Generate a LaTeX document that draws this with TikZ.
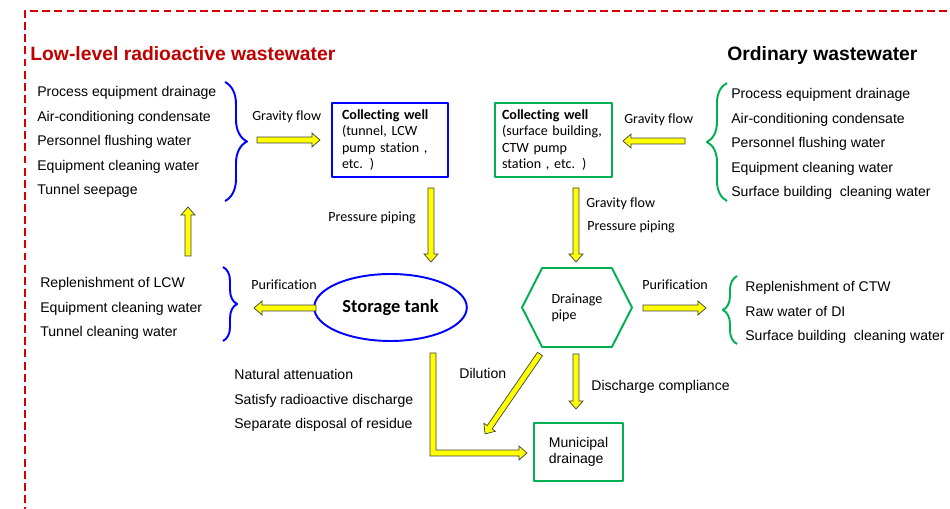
\documentclass[tikz,border=0pt]{standalone}
\usepackage{fontspec}
\setmainfont{Liberation Sans}
\newfontfamily\carl[Ligatures=NoCommon]{Carlito}
\usetikzlibrary{calc,shapes.geometric,shapes.symbols,decorations.pathreplacing}

\definecolor{lcwblue}{RGB}{0,0,255}
\definecolor{ctwgreen}{RGB}{0,176,80}
\definecolor{framered}{RGB}{215,0,0}
\definecolor{titred}{RGB}{192,0,0}
\definecolor{arryellow}{RGB}{255,255,0}

% block arrow sizes
\def\bw{1.7pt} \def\hw{4pt} \def\hl{4.6pt}

\tikzset{
  frameline/.style={draw=framered, line width=1.3pt, dash pattern=on 4.5pt off 2.4pt},
  title/.style={anchor=base west, inner sep=0pt, font=\bfseries\fontsize{11}{13}\selectfont},
  lst/.style={anchor=north west, align=left, inner sep=0pt, font=\fontsize{8}{14}\selectfont},
  clbl/.style={anchor=base west, inner sep=0pt, font=\carl\fontsize{8}{9.6}\selectfont},
  albl/.style={anchor=base west, inner sep=0pt, font=\fontsize{8}{9.6}\selectfont},
  brc/.style={decorate, decoration={brace, amplitude=8pt}, line width=1.1pt},
  well/.style={draw, line width=1.1pt, align=left, inner xsep=0.2cm, minimum height=1.48cm,
    font=\carl\fontsize{8}{9.4}\selectfont},
  tank/.style={ellipse, draw=lcwblue, line width=1.1pt, minimum width=2.74cm, minimum height=1.34cm,
    font=\carl\bfseries\fontsize{10.5}{12}\selectfont},
  pipe/.style={signal, signal to=east and west, signal pointer angle=126, draw=ctwgreen, line width=1.1pt,
    minimum width=2.2cm, minimum height=1.58cm, inner sep=1pt, align=left, font=\carl\fontsize{8}{9.1}\selectfont},
  muni/.style={draw=ctwgreen, line width=1.1pt, align=left, minimum width=1.78cm, minimum height=1.16cm,
    font=\fontsize{8}{9.3}\selectfont},
  blockarr/.style={fill=arryellow, draw=black!75, line width=0.4pt, line join=miter}
}

% yellow block arrow from #1 to #2
\newcommand{\yarrow}[2]{%
  \filldraw[blockarr] let \p1=(#1), \p2=(#2), \n1={atan2(\y2-\y1,\x2-\x1)}, \n2={veclen(\x2-\x1,\y2-\y1)} in
    [shift={(\p1)}, rotate=\n1] (0pt,-\bw) -- (\n2*1pt-\hl,-\bw) -- (\n2*1pt-\hl,-\hw) -- (\n2*1pt,0pt)
    -- (\n2*1pt-\hl,\hw) -- (\n2*1pt-\hl,\bw) -- (0pt,\bw) -- cycle;}

\begin{document}
\begin{tikzpicture}[x=0.02cm, y=-0.02cm, line join=round]
\useasboundingbox (0,0) rectangle (950,509);
% dashed frame
\draw[frameline] (25,515) -- (25,11) -- (956,11);

% titles
\node[title, text=titred] (lowt) at (30,61) {Low-level radioactive wastewater};
\node[title] (ordt) at (727,61) {Ordinary wastewater};

% lists
\node[lst] (lsrc) at (37,86) {Process equipment drainage\\Air-conditioning condensate\\Personnel flushing water\\Equipment cleaning water\\Tunnel seepage};
\node[lst] (rsrc) at (731,88) {Process equipment drainage\\Air-conditioning condensate\\Personnel flushing water\\Equipment cleaning water\\Surface building\ \ cleaning water};
\node[lst] (lreuse) at (40,277) {Replenishment of LCW\\Equipment cleaning water\\Tunnel cleaning water};
\node[lst] (rreuse) at (745,281) {Replenishment of CTW\\Raw water of DI\\Surface building\ \ cleaning water};
\node[lst] (lnote) at (234,369) {Natural attenuation\\Satisfy radioactive discharge\\Separate disposal of residue};

% braces
\draw[brc, lcwblue, decoration={amplitude=12.5pt}] (225,82) -- (225,201);
\draw[brc, lcwblue] (223,267) -- (223,341);
\draw[brc, ctwgreen, decoration={amplitude=11.4pt}] (727,201) -- (727,83);
\draw[brc, ctwgreen] (737,344) -- (737,276);

% boxes
\node[well, draw=lcwblue, text width=1.92cm] (cwl) at (390,140) {\textbf{Collecting well}\\(tunnel, LCW\\pump station ,\\etc. )};
\node[well, draw=ctwgreen, text width=2.06cm, inner xsep=0.14cm] (cwr) at (553.5,140) {\textbf{Collecting well}\\(surface building,\\CTW pump\\station , etc. )};
\node[tank] (tnk) at (390.5,307.5) {Storage tank};
\node[pipe] (drp) at (577,307.5) {Drainage\\pipe};
\node[muni] (mun) at (578.5,452) {Municipal\\drainage};

% arrow labels
\node[clbl] (gfl) at (252,121) {Gravity flow};
\node[clbl] (gfr) at (624,124) {Gravity flow};
\node[clbl] (ppl) at (328,222) {Pressure piping};
\node[clbl] (gfd) at (586,208) {Gravity flow};
\node[clbl] (ppd) at (587,231) {Pressure piping};
\node[clbl] (pul) at (251,290) {Purification};
\node[clbl] (pur) at (642,290) {Purification};
\node[albl] (dil) at (459,379) {Dilution};
\node[albl] (dis) at (591,391) {Discharge compliance};

% arrow ends
\coordinate (a1s) at (257,140); \coordinate (a1e) at (320,140);
\coordinate (a2s) at (685,141); \coordinate (a2e) at (623,141);
\coordinate (a3s) at (431,188); \coordinate (a3e) at (431,262);
\coordinate (a4s) at (576,188); \coordinate (a4e) at (576,262);
\coordinate (a5s) at (188,256); \coordinate (a5e) at (188,207);
\coordinate (a6s) at (316,308); \coordinate (a6e) at (254,308);
\coordinate (a7s) at (643,308); \coordinate (a7e) at (706,308);
\coordinate (a8s) at (540,354); \coordinate (a8e) at (485,434);
\coordinate (a9s) at (576,354); \coordinate (a9e) at (576,409);
\coordinate (ls) at (433,353); \coordinate (lc) at (433,453); \coordinate (le) at (527,453);

% yellow arrows
\yarrow{a1s}{a1e}
\yarrow{a2s}{a2e}
\yarrow{a3s}{a3e}
\yarrow{a4s}{a4e}
\yarrow{a5s}{a5e}
\yarrow{a6s}{a6e}
\yarrow{a7s}{a7e}
\yarrow{a8s}{a8e}
\yarrow{a9s}{a9e}
\filldraw[blockarr] let \p1=(ls), \p2=(lc), \p3=(le) in (\x1-\bw,\y1) -- (\x1-\bw,\y2-\bw) -- (\x3-\hl,\y2-\bw)
  -- (\x3-\hl,\y2-\hw) -- (\x3,\y2) -- (\x3-\hl,\y2+\hw) -- (\x3-\hl,\y2+\bw) -- (\x1+\bw,\y2+\bw) -- (\x1+\bw,\y1) -- cycle;
\end{tikzpicture}
\end{document}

▶ **OBJECTIVE**: Copy out every line of the material above exactly, skipping the pictures.

▶ **SOLUTION TO THIS EXERCISE**:
Generate a LaTeX document that draws this with TikZ.
\documentclass[tikz,border=0pt]{standalone}
\usepackage{fontspec}
\setmainfont{Liberation Sans}
\newfontfamily\carl[Ligatures=NoCommon]{Carlito}
\usetikzlibrary{calc,shapes.geometric,shapes.symbols,decorations.pathreplacing}

\definecolor{lcwblue}{RGB}{0,0,255}
\definecolor{ctwgreen}{RGB}{0,176,80}
\definecolor{framered}{RGB}{215,0,0}
\definecolor{titred}{RGB}{192,0,0}
\definecolor{arryellow}{RGB}{255,255,0}

% block arrow sizes
\def\bw{1.7pt} \def\hw{4pt} \def\hl{4.6pt}

\tikzset{
  frameline/.style={draw=framered, line width=1.3pt, dash pattern=on 4.5pt off 2.4pt},
  title/.style={anchor=base west, inner sep=0pt, font=\bfseries\fontsize{11}{13}\selectfont},
  lst/.style={anchor=north west, align=left, inner sep=0pt, font=\fontsize{8}{14}\selectfont},
  clbl/.style={anchor=base west, inner sep=0pt, font=\carl\fontsize{8}{9.6}\selectfont},
  albl/.style={anchor=base west, inner sep=0pt, font=\fontsize{8}{9.6}\selectfont},
  brc/.style={decorate, decoration={brace, amplitude=8pt}, line width=1.1pt},
  well/.style={draw, line width=1.1pt, align=left, inner xsep=0.2cm, minimum height=1.48cm,
    font=\carl\fontsize{8}{9.4}\selectfont},
  tank/.style={ellipse, draw=lcwblue, line width=1.1pt, minimum width=2.74cm, minimum height=1.34cm,
    font=\carl\bfseries\fontsize{10.5}{12}\selectfont},
  pipe/.style={signal, signal to=east and west, signal pointer angle=126, draw=ctwgreen, line width=1.1pt,
    minimum width=2.2cm, minimum height=1.58cm, inner sep=1pt, align=left, font=\carl\fontsize{8}{9.1}\selectfont},
  muni/.style={draw=ctwgreen, line width=1.1pt, align=left, minimum width=1.78cm, minimum height=1.16cm,
    font=\fontsize{8}{9.3}\selectfont},
  blockarr/.style={fill=arryellow, draw=black!75, line width=0.4pt, line join=miter}
}

% yellow block arrow from #1 to #2
\newcommand{\yarrow}[2]{%
  \filldraw[blockarr] let \p1=(#1), \p2=(#2), \n1={atan2(\y2-\y1,\x2-\x1)}, \n2={veclen(\x2-\x1,\y2-\y1)} in
    [shift={(\p1)}, rotate=\n1] (0pt,-\bw) -- (\n2*1pt-\hl,-\bw) -- (\n2*1pt-\hl,-\hw) -- (\n2*1pt,0pt)
    -- (\n2*1pt-\hl,\hw) -- (\n2*1pt-\hl,\bw) -- (0pt,\bw) -- cycle;}

\begin{document}
\begin{tikzpicture}[x=0.02cm, y=-0.02cm, line join=round]
\useasboundingbox (0,0) rectangle (950,509);
% dashed frame
\draw[frameline] (25,515) -- (25,11) -- (956,11);

% titles
\node[title, text=titred] (lowt) at (30,61) {Low-level radioactive wastewater};
\node[title] (ordt) at (727,61) {Ordinary wastewater};

% lists
\node[lst] (lsrc) at (37,86) {Process equipment drainage\\Air-conditioning condensate\\Personnel flushing water\\Equipment cleaning water\\Tunnel seepage};
\node[lst] (rsrc) at (731,88) {Process equipment drainage\\Air-conditioning condensate\\Personnel flushing water\\Equipment cleaning water\\Surface building\ \ cleaning water};
\node[lst] (lreuse) at (40,277) {Replenishment of LCW\\Equipment cleaning water\\Tunnel cleaning water};
\node[lst] (rreuse) at (745,281) {Replenishment of CTW\\Raw water of DI\\Surface building\ \ cleaning water};
\node[lst] (lnote) at (234,369) {Natural attenuation\\Satisfy radioactive discharge\\Separate disposal of residue};

% braces
\draw[brc, lcwblue, decoration={amplitude=12.5pt}] (225,82) -- (225,201);
\draw[brc, lcwblue] (223,267) -- (223,341);
\draw[brc, ctwgreen, decoration={amplitude=11.4pt}] (727,201) -- (727,83);
\draw[brc, ctwgreen] (737,344) -- (737,276);

% boxes
\node[well, draw=lcwblue, text width=1.92cm] (cwl) at (390,140) {\textbf{Collecting well}\\(tunnel, LCW\\pump station ,\\etc. )};
\node[well, draw=ctwgreen, text width=2.06cm, inner xsep=0.14cm] (cwr) at (553.5,140) {\textbf{Collecting well}\\(surface building,\\CTW pump\\station , etc. )};
\node[tank] (tnk) at (390.5,307.5) {Storage tank};
\node[pipe] (drp) at (577,307.5) {Drainage\\pipe};
\node[muni] (mun) at (578.5,452) {Municipal\\drainage};

% arrow labels
\node[clbl] (gfl) at (252,121) {Gravity flow};
\node[clbl] (gfr) at (624,124) {Gravity flow};
\node[clbl] (ppl) at (328,222) {Pressure piping};
\node[clbl] (gfd) at (586,208) {Gravity flow};
\node[clbl] (ppd) at (587,231) {Pressure piping};
\node[clbl] (pul) at (251,290) {Purification};
\node[clbl] (pur) at (642,290) {Purification};
\node[albl] (dil) at (459,379) {Dilution};
\node[albl] (dis) at (591,391) {Discharge compliance};

% arrow ends
\coordinate (a1s) at (257,140); \coordinate (a1e) at (320,140);
\coordinate (a2s) at (685,141); \coordinate (a2e) at (623,141);
\coordinate (a3s) at (431,188); \coordinate (a3e) at (431,262);
\coordinate (a4s) at (576,188); \coordinate (a4e) at (576,262);
\coordinate (a5s) at (188,256); \coordinate (a5e) at (188,207);
\coordinate (a6s) at (316,308); \coordinate (a6e) at (254,308);
\coordinate (a7s) at (643,308); \coordinate (a7e) at (706,308);
\coordinate (a8s) at (540,354); \coordinate (a8e) at (485,434);
\coordinate (a9s) at (576,354); \coordinate (a9e) at (576,409);
\coordinate (ls) at (433,353); \coordinate (lc) at (433,453); \coordinate (le) at (527,453);

% yellow arrows
\yarrow{a1s}{a1e}
\yarrow{a2s}{a2e}
\yarrow{a3s}{a3e}
\yarrow{a4s}{a4e}
\yarrow{a5s}{a5e}
\yarrow{a6s}{a6e}
\yarrow{a7s}{a7e}
\yarrow{a8s}{a8e}
\yarrow{a9s}{a9e}
\filldraw[blockarr] let \p1=(ls), \p2=(lc), \p3=(le) in (\x1-\bw,\y1) -- (\x1-\bw,\y2-\bw) -- (\x3-\hl,\y2-\bw)
  -- (\x3-\hl,\y2-\hw) -- (\x3,\y2) -- (\x3-\hl,\y2+\hw) -- (\x3-\hl,\y2+\bw) -- (\x1+\bw,\y2+\bw) -- (\x1+\bw,\y1) -- cycle;
\end{tikzpicture}
\end{document}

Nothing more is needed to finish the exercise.